I don’t want to spend the rest of the day typing out the next pages of the opinion, so here is a summary. Appellants argued that the court had never applied a lead compound analysis “in chemical purification cases” and that Aventis did not apply such an analysis. The panel finessed this argument by ruling:

“A lead compound analysis is not required in analyzing obviousness of a chemical compound when, in the inventing process, there was no lead compound. An inventor may not have tried to improve a compound know to have desirable properties. [A rejection or a challenge in court] may be based on the closest prior art, which may not have been a lead compound that the inventor had in mind. We are not aware of any authority holding that a lead compound analysis is or is not required in cases involving purifying mixtures. Aventis simply required that a [POSA] would have been motivated to purify a mixture of compounds based on some known desirable property.”

So, in the present case, the panel affirmed the court’s finding—buttressed by expert testimony– that a POSA would not have selected the racemic linosamide substituent as a “lead compound”, even though the Bz and Me substituents were often depicted in the prior art, with other R3 groups, including a “less stable” compound disclosed by the inventor where R3 was as close as MeON(H)-. The district court was swayed by the data in the thesis that a class of compounds having aromatic R3’s showed little potency – even though LaGall disclosed the racemic mixture containing linosamide(!)
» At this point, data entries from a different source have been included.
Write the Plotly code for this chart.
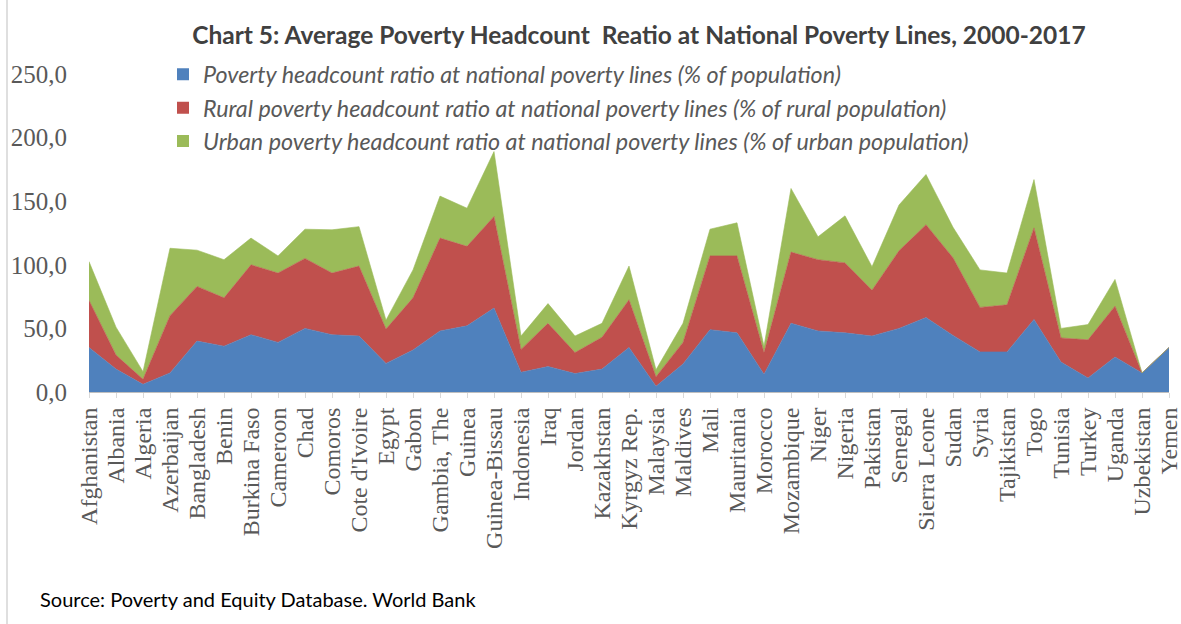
import plotly.graph_objects as go

countries = ["Afghanistan", "Albania", "Algeria", "Azerbaijan", "Bangladesh", "Benin",
             "Burkina Faso", "Cameroon", "Chad", "Comoros", "Cote d'Ivoire", "Egypt",
             "Gabon", "Gambia, The", "Guinea", "Guinea-Bissau", "Indonesia", "Iraq",
             "Jordan", "Kazakhstan", "Kyrgyz Rep.", "Malaysia", "Maldives", "Mali",
             "Mauritania", "Morocco", "Mozambique", "Niger", "Nigeria", "Pakistan",
             "Senegal", "Sierra Leone", "Sudan", "Syria", "Tajikistan", "Togo",
             "Tunisia", "Turkey", "Uganda", "Uzbekistan", "Yemen"]

national = [35, 18, 6, 15, 40, 36, 45, 39, 50, 45, 44, 22.5, 33, 48, 52, 66, 15.5, 20,
            14.5, 18, 35, 4.5, 22, 49, 46.5, 14, 54, 48, 46.5, 44, 50, 58.5, 44.5, 31.5,
            31.5, 57, 23.5, 11, 27.5, 15, 35]
rural = [37, 11, 4, 45, 43, 38, 55, 54.5, 55, 48.5, 55, 27, 41, 73, 62.5, 72, 18, 34,
         16.5, 25, 37.5, 7.5, 17, 58, 60.5, 17, 56, 56, 55, 36, 61, 73, 61, 35,
         37, 72, 19, 30, 40, 0, 0]
urban = [30.5, 22, 6, 53, 28.5, 30, 21, 13.5, 23, 34, 31, 7, 22, 33, 30, 51, 10.5, 15.5,
         13, 11, 26.5, 5.5, 15, 21, 26, 5, 50, 18, 37, 18.5, 36, 39.5, 24, 29.5,
         25, 38, 7.5, 12, 21, 0, 0]

series_names = [
    "Poverty headcount ratio at national poverty lines (% of population)",
    "Rural poverty headcount ratio at national poverty lines (% of rural population)",
    "Urban poverty headcount ratio at national poverty lines (% of urban population)",
]
series_colors = ["#4F81BD", "#C0504D", "#9BBB59"]

y_ticks = [0, 50, 100, 150, 200, 250]
y_ticktext = ["0,0", "50,0", "100,0", "150,0", "200,0", "250,0"]

fig = go.Figure()
for name, vals, col in zip(series_names, [national, rural, urban], series_colors):
    fig.add_trace(go.Scatter(
        x=countries, y=vals, name=name, mode="lines", stackgroup="one",
        line=dict(width=0.6, color=col), fillcolor=col, showlegend=False,
    ))
# legend entries with square swatches (no data drawn)
for name, col in zip(series_names, series_colors):
    fig.add_trace(go.Bar(
        x=[None], y=[None], name=name, marker=dict(color=col, line=dict(width=0)),
        showlegend=True, hoverinfo="skip",
    ))

fig.update_layout(
    width=1181, height=624,
    paper_bgcolor="white", plot_bgcolor="white",
    margin=dict(l=89, r=12, t=74, b=231.5, pad=0),
    title=dict(
        text="<b>Chart 5: Average Poverty Headcount  Reatio at National Poverty Lines, 2000-2017</b>",
        x=0.541, xanchor="center", y=1 - 35 / 624, yanchor="middle", yref="container",
        font=dict(family="Lato", size=24.5, color="#404040"),
    ),
    showlegend=True,
    legend=dict(
        x=(163 - 89) / 1080, y=1.067, xanchor="left", yanchor="top",
        traceorder="normal", bgcolor="rgba(0,0,0,0)",
        font=dict(family="Lato", size=23.3, color="#595959", style="italic"),
        itemwidth=30, tracegroupgap=0,
    ),
    xaxis=dict(
        type="category", range=[0, 40], tickangle=-90, automargin=False,
        tickmode="array", tickvals=countries, ticktext=countries,
        tickfont=dict(family="Liberation Serif", size=24, color="#595959"),
        ticks="outside", ticklen=5, tickcolor="#D9D9D9",
        showline=True, linecolor="#BFBFBF", showgrid=False, zeroline=False,
    ),
    yaxis=dict(
        range=[0, 250], tickvals=y_ticks, ticktext=y_ticktext, automargin=False,
        tickfont=dict(family="Liberation Serif", size=25, color="#595959"),
        showgrid=False, zeroline=False, showline=False, ticks="",
        ticklabelstandoff=21,
    ),
    annotations=[dict(
        text="Source: Poverty and Equity Database. World Bank",
        xref="paper", yref="paper", x=(38 - 89) / 1080, y=(392.5 - 600) / 318.5,
        xanchor="left", yanchor="middle", showarrow=False,
        font=dict(family="Lato", size=20, color="#000000"),
    )],
    shapes=[dict(
        type="line", xref="paper", yref="paper",
        x0=(7 - 89) / 1080, x1=(7 - 89) / 1080, y0=-0.73, y1=1.24,
        line=dict(color="#BFBFBF", width=1),
    )],
)

fig.write_html("out.html", config={"displayModeBar": False},
               post_script="document.body.style.margin='0px';")
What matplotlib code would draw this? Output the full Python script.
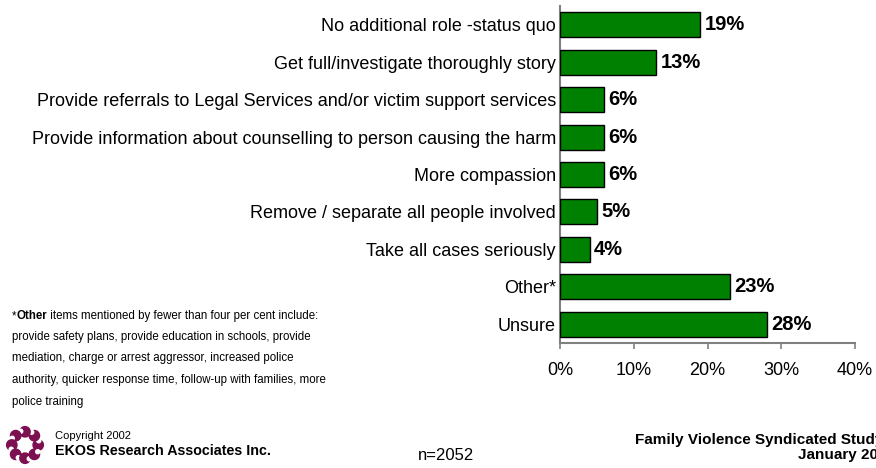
import matplotlib
matplotlib.use("Agg")
import matplotlib.pyplot as plt
import numpy as np

categories = [
    "No additional role -status quo",
    "Get full/investigate thoroughly story",
    "Provide referrals to Legal Services and/or victim support services",
    "Provide information about counselling to person causing the harm",
    "More compassion",
    "Remove / separate all people involved",
    "Take all cases seriously",
    "Other*",
    "Unsure",
]
values = [19, 13, 6, 6, 6, 5, 4, 23, 28]
xticks = [0, 10, 20, 30, 40]
xtick_labels = ["0%", "10%", "20%", "30%", "40%"]

plt.rcParams['font.family'] = ['Liberation Sans', 'DejaVu Sans']

W, H = 876, 468
fig = plt.figure(figsize=(W / 100, H / 100), dpi=100)
ax = fig.add_axes([560 / W, 1 - 343 / H, 295 / W, 337 / H])

n = len(categories)
ypos = list(range(n))
ax.barh(ypos, values, height=0.67, color="#008000", edgecolor="black", linewidth=1.0, zorder=3)
ax.set_ylim(n - 0.5, -0.5)
ax.set_xlim(0, 40)
ax.set_yticks(ypos)
ax.set_yticklabels(categories, fontsize=13)
ax.set_xticks(xticks)
ax.set_xticklabels(xtick_labels, fontsize=13)
ax.tick_params(axis='y', length=0, pad=3)
ax.tick_params(axis='x', length=4, direction='out', color='#808080', width=1.2, pad=10)
for s in ["top", "right"]:
    ax.spines[s].set_visible(False)
for s in ["left", "bottom"]:
    ax.spines[s].set_color("#808080")
    ax.spines[s].set_linewidth(1.5)

for y, v in zip(ypos, values):
    ax.text(v + 0.6, y, f"{v}%", va="center", ha="left", fontsize=14.5, fontweight="bold")

# footnote
fs = 8.3
t1 = fig.text(12 / W, 1 - 316 / H, "*", fontsize=fs, va="center", ha="left")
a2 = fig.add_artist(matplotlib.text.Annotation("Other", xy=(1, 0.5), xycoords=t1,
                                               va="center", ha="left", fontsize=fs,
                                               fontweight="bold"))
a3 = fig.add_artist(matplotlib.text.Annotation(" items mentioned by fewer than four per cent include:",
                                               xy=(1, 0.5), xycoords=a2, va="center",
                                               ha="left", fontsize=fs))
foot_lines = [
    "provide safety plans, provide education in schools, provide",
    "mediation, charge or arrest aggressor, increased police",
    "authority, quicker response time, follow-up with families, more",
    "police training",
]
for i, line in enumerate(foot_lines):
    fig.text(12 / W, 1 - (337 + 21.5 * i) / H, line, fontsize=fs, va="center", ha="left")

# logo (ring of swirls)
logo_ax = fig.add_axes([5 / W, 1 - 465 / H, 40 / W, 40 / H])
logo_ax.axis('off')
logo_ax.set_xlim(0, 1)
logo_ax.set_ylim(0, 1)
for k in range(8):
    a = 2 * np.pi * k / 8
    logo_ax.add_patch(plt.Circle((0.5 + 0.33 * np.cos(a), 0.5 + 0.33 * np.sin(a)), 0.13,
                                 color="#7d1050"))
    logo_ax.add_patch(plt.Circle((0.5 + 0.36 * np.cos(a + 0.3), 0.5 + 0.36 * np.sin(a + 0.3)), 0.05,
                                 color="white"))
logo_ax.add_patch(plt.Circle((0.5, 0.5), 0.16, color="white"))

fig.text(55 / W, 1 - 436 / H, "Copyright 2002", fontsize=8, va="center", ha="left")
fig.text(55 / W, 1 - 451 / H, "EKOS Research Associates Inc.", fontsize=10.3, va="center",
         ha="left", fontweight="bold")
fig.text(418 / W, 1 - 455 / H, "n=2052", fontsize=12, va="center", ha="left")
fig.text(635 / W, 1 - 440 / H, "Family Violence Syndicated Study", fontsize=11,
         va="center", ha="left", fontweight="bold")
fig.text(846 / W, 1 - 455 / H, "January 2002", fontsize=11, va="center", ha="center",
         fontweight="bold")

fig.savefig("out.png", dpi=100)
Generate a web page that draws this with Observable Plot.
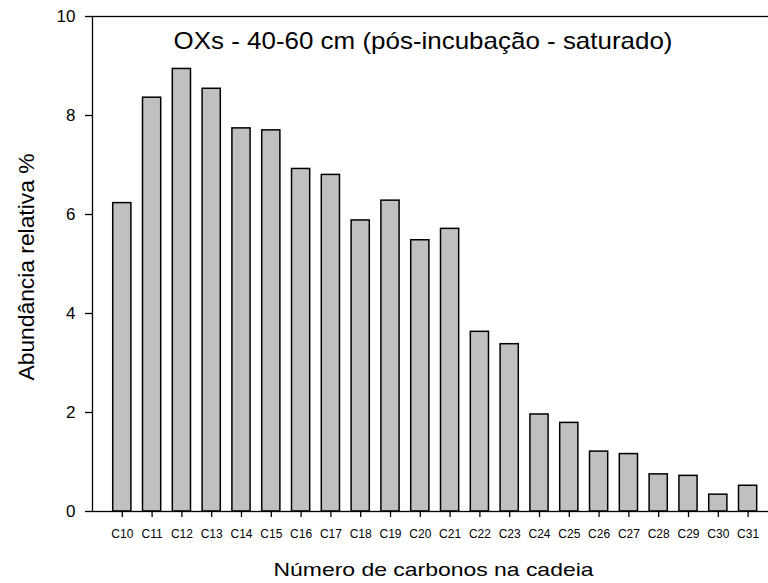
<!DOCTYPE html>
<html>
<head>
<meta charset="utf-8">
<script src="https://cdn.jsdelivr.net/npm/d3@7"></script>
<script src="https://cdn.jsdelivr.net/npm/@observablehq/plot@0.6"></script>
<style>
  html, body { margin: 0; padding: 0; background: #fff; }
  #chart { width: 768px; height: 583px; }
</style>
</head>
<body>
<div id="chart"></div>
<script>
// Relative abundance (%) of each carbon chain length
const categories = ["C10", "C11", "C12", "C13", "C14", "C15", "C16", "C17", "C18", "C19", "C20",
                    "C21", "C22", "C23", "C24", "C25", "C26", "C27", "C28", "C29", "C30", "C31"];
const abundance = [6.23, 8.36, 8.94, 8.54, 7.74, 7.70, 6.92, 6.80, 5.88, 6.28, 5.48,
                   5.71, 3.63, 3.38, 1.96, 1.79, 1.21, 1.16, 0.75, 0.72, 0.34, 0.52];
const yTicks = [0, 2, 4, 6, 8, 10];

const title = "OXs - 40-60 cm (pós-incubação - saturado)";
const xLabel = "Número de carbonos na cadeia";
const yLabel = "Abundância relativa %";

const data = categories.map((c, i) => ({cadeia: c, valor: abundance[i]}));

const W = 768, H = 583;
const mL = 92, mR = 0, mT = 16, mB = 72;
const step = 29.8; // band step in px; the last band runs slightly past the right edge

const chart = Plot.plot({
  width: W,
  height: H,
  marginLeft: mL,
  marginRight: mR,
  marginTop: mT,
  marginBottom: mB,
  style: {fontFamily: "'Liberation Sans', Arial, sans-serif", background: "#fff", color: "#000"},
  x: {domain: categories, range: [mL, mL + step * 23], paddingInner: 0.39, paddingOuter: 0.695, align: 0.5, round: false, axis: null},
  y: {domain: [0, 10], axis: null},
  marks: [
    Plot.barY(data, {x: "cadeia", y: "valor", fill: "#c0c0c0", stroke: "#000", strokeWidth: 1.5}),
    Plot.frame({stroke: "#000", strokeWidth: 1.3, insetRight: -4}),
    Plot.axisX({tickSize: 6, tickPadding: 12, fontSize: 12, label: null, strokeWidth: 1.3}),
    Plot.axisY({ticks: yTicks, tickSize: 7, tickPadding: 10, fontSize: 17, label: null, strokeWidth: 1.3}),
    Plot.text([title], {frameAnchor: "top", dy: 25, dx: -7.5, fontSize: 24, lineAnchor: "middle", className: "t-title"}),
    Plot.text([xLabel], {frameAnchor: "bottom", dy: 59, dx: 3, fontSize: 18.6, lineAnchor: "middle", className: "t-xlabel"}),
    Plot.text([yLabel], {frameAnchor: "left", dx: -66, dy: 3, rotate: -90, fontSize: 22, textAnchor: "middle", lineAnchor: "middle", className: "t-ylabel"})
  ]
});

// The label fonts are set slightly wide: fix each label's drawn length
const svg = d3.select(chart);
const setLength = (cls, len) =>
  svg.selectAll(`.${cls} text`).attr("textLength", len).attr("lengthAdjust", "spacingAndGlyphs");
setLength("t-title", 499);
setLength("t-xlabel", 320);
setLength("t-ylabel", 227);

document.getElementById("chart").appendChild(chart);
</script>
</body>
</html>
The panel then disposed of certain Appellants’ anticipation arguments by noting the “[t]he knowledge that enantiomers may be separated is not ‘anticipation’ of a specific enantiomer that has not been separated, identified and characterized.” The panel cited the august decision, In re May, 574 F.2d 1082 (CCPA 1978). The dissent focused on the obviousness type double patenting rejection and argued that the claims were obviousness in view of a later patent – not prior art—that discloses that a partial structure containing Bz at one end and Me at the other would be a good “starting point”, and that “once R3 was fixed in the reference patent genus” the selection of Bz and Me would be trivial. Ultimately, motivation was the trump card in this hand, along with remarkably effective expert testimony.